Colorado Springs investment adviser Laurent Carrier and his company, Carrier Financial Services, have surrendered their Colorado securities licenses in an agreement with state regulators over their involvement in a $1.2 billion Ponzi scheme.

A Colorado Division of Securities investigation found Carrier and his company allegedly sold $5.1 million in unregistered securities for the Woodbridge Group of Companies to at least 50 investors between January 2016 and August 2017, according to a division news release. Woodbridge was charged in a December lawsuit by the Securities and Exchange Commission with bilking more than 8,400 investors, many of them senior citizens promised annual returns of up to 10 percent, in a $1.22 billion Ponzi scheme that began in 2012.

Under a Feb. 23 agreement announced Thursday, Carrier and his company had to surrender their securities licenses within 10 days and not reapply for such licenses. Carrier and his company had held Colorado securities licenses since 2005. He also worked for New England Securities in New York from 1996-2002.

"The Woodbridge case highlights the important role financial advisers play as gatekeepers to the securities markets," Colorado Securities Commissioner Gerald Rome said in the release. "Customers rely on their adviser's superior knowledge, training and experience, and expect sound investment advice. When recommending a financial product, the adviser says to the customer that he has done the necessary background work to ensure that the product is appropriate. Failure to live up to these important responsibilities can cause significant harm to their customers."

Carrier said in an email that he was unaware that "the Woodbridge investments were securities and I invested a substantial sum of my own money into these investments thinking them to be a good investment. I also did not realize that the Colorado Division of Securities would take the position that the Woodbridge investments were securities or I would not have been involved." The statement said the division wouldn't tell him last summer that it believed the Woodbridge investments were securities "when this issue arose for me."

Carrier also said he agreed to give up his Colorado license because he no longer manages "client brokerage money, and the fact that economically it made little sense to litigate any violation when I can continue to service my clients without interruption." The one-paragraph statement said Carrier has "always conducted myself and my firm with the utmost integrity and I have always intended to comply with all legal requirements" during more than 40 years in the investment industry, during which he said he had never received any complaints.
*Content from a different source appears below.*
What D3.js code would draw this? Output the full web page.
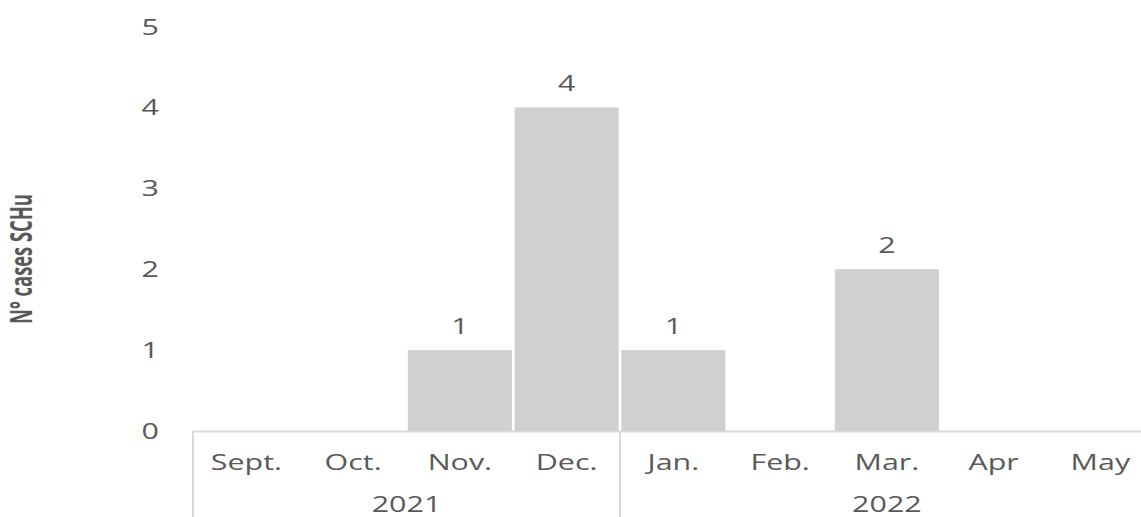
<!DOCTYPE html>
<html>
<head>
<meta charset="utf-8">
<script src="https://cdn.jsdelivr.net/npm/d3@7"></script>
<style>
  body { margin: 0; background: #fff; }
  text { font-family: "Open Sans", sans-serif; fill: #595959; }
</style>
</head>
<body>
<svg id="svg"></svg>
<script>
// data
const months = ["Sept.", "Oct.", "Nov.", "Dec.", "Jan.", "Feb.", "Mar.", "Apr", "May"];
const cases = [0, 0, 1, 4, 1, 0, 2, 0, 0];
const years = ["2021", "2022"];
const monthsPerYear = [4, 5];
const yTicks = [0, 1, 2, 3, 4, 5];

const w = 1141;
const h = 517;
const stretch = 1.45; // the source image is stretched sideways

let svg = d3.select("#svg")
  .attr("width", w)
  .attr("height", h);

const xScale = d3.scaleBand()
  .domain(months)
  .range([193, 193 + 9 * 106.75])
  .paddingInner(0.025)
  .paddingOuter(0.0125);

const yScale = d3.scaleLinear()
  .domain([0, 5])
  .range([431, 26.5]);

const barData = months.map((m, i) => ({ month: m, value: cases[i] })).filter(d => d.value > 0);

// y axis labels only, no line
const yAxis = d3.axisLeft(yScale).tickValues(yTicks).tickFormat(d3.format("d")).tickSize(0).tickPadding(0);
svg.append("g")
  .attr("transform", "translate(159,0)")
  .call(yAxis)
  .call(g => g.select(".domain").remove())
  .selectAll("text")
  .attr("font-size", "21px")
  .attr("font-family", "Open Sans, sans-serif")
  .attr("fill", "#595959")
  .attr("dy", "0.36em")
  .attr("x", 0)
  .attr("transform", "scale(" + stretch + ",1)")
  .style("text-anchor", "end");

// bars
svg.selectAll(".bar")
  .data(barData)
  .enter()
  .append("rect")
  .attr("class", "bar")
  .attr("x", d => xScale(d.month))
  .attr("y", d => yScale(d.value))
  .attr("width", xScale.bandwidth())
  .attr("height", d => yScale(0) - yScale(d.value))
  .attr("fill", "#d0cfd1");

// value labels
svg.selectAll(".value-label")
  .data(barData)
  .enter()
  .append("text")
  .attr("class", "value-label")
  .attr("transform", d => "translate(" + (xScale(d.month) + xScale.bandwidth() / 2) + "," + (yScale(d.value) - 16) + ") scale(" + stretch + ",1)")
  .attr("text-anchor", "middle")
  .attr("font-size", "21px")
  .text(d => d.value);

// x axis with month labels
const xAxis = d3.axisBottom(xScale).tickSize(0).tickSizeOuter(0).tickPadding(0);
svg.append("g")
  .attr("class", "x-axis")
  .attr("transform", "translate(0," + yScale(0) + ")")
  .call(xAxis)
  .call(g => g.select(".domain").attr("stroke", "#d9d9d9").attr("stroke-width", 2))
  .selectAll("text")
  .attr("font-size", "21px")
  .attr("font-family", "Open Sans, sans-serif")
  .attr("fill", "#595959")
  .attr("y", 31)
  .attr("dy", "0.36em")
  .attr("transform", "scale(" + stretch + ",1)");

// year groups: separators and labels
const step = xScale.step();
const x0 = xScale.range()[0];
let bounds = [x0];
let count = 0;
monthsPerYear.forEach(n => {
  count += n;
  bounds.push(x0 + count * step);
});

svg.selectAll(".year-sep")
  .data(bounds)
  .enter()
  .append("line")
  .attr("class", "year-sep")
  .attr("x1", d => d)
  .attr("x2", d => d)
  .attr("y1", yScale(0))
  .attr("y2", h)
  .attr("stroke", "#d9d9d9")
  .attr("stroke-width", 2);

svg.selectAll(".year-label")
  .data(years)
  .enter()
  .append("text")
  .attr("class", "year-label")
  .attr("transform", (d, i) => "translate(" + ((bounds[i] + bounds[i + 1]) / 2) + ",504) scale(" + stretch + ",1)")
  .attr("dy", "0.36em")
  .attr("text-anchor", "middle")
  .attr("font-size", "21px")
  .text(d => d);

// y axis title
svg.append("text")
  .attr("class", "y-axis-label")
  .attr("transform", "translate(32,259) rotate(-90) scale(0.875," + stretch + ")")
  .attr("text-anchor", "middle")
  .attr("font-family", "Liberation Sans, Arial, sans-serif")
  .attr("font-weight", "bold")
  .attr("font-size", "21px")
  .attr("fill", "#595959")
  .text("N° cases SCHu");
</script>
</body>
</html>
As part of its lawsuit, the SEC won a court order in a Miami federal court freezing the assets of Boca Raton, Fla.-based Woodbridge and its former CEO Robert Shapiro to prevent "further dissipation of investor assets." Investors were allegedly told their funds would be used to make high-interest real estate loans.

The money was used instead to pay interest and returns to previous investors, used $64.5 million to pay commissions to sales agents and Shapiro allegedly diverted at least $21 million to pay for charter aircraft, country club fees, luxury vehicles and jewelry.

The SEC lawsuit charged Shapiro, Woodbridge and several affiliated companies with fraud and violations of federal securities laws, and sought return of investor funds along with interest and financial penalties. The suit alleged Shapiro "used a web of layered companies to conceal his ownership interest" in Woodbridge's borrowers.

The agency's lawsuit was filed 17 days after the company filed for protection in Delaware from its creditors under Chapter 11 of the federal bankruptcy code, seeking to restructure $750 million in debts and citing "unforeseen costs associated with ongoing litigation and regulatory compliance."

Woodbridge reached a settlement last month with its creditors and the SEC in which it named a new CEO to steer it out of bankruptcy. Frederick Chin, a real estate advisor and business consultant, became chief executive, while Bradley Sharp was named chief restructuring officer. Sharp previously headed the Los Angeles offices of Development Specialists Inc.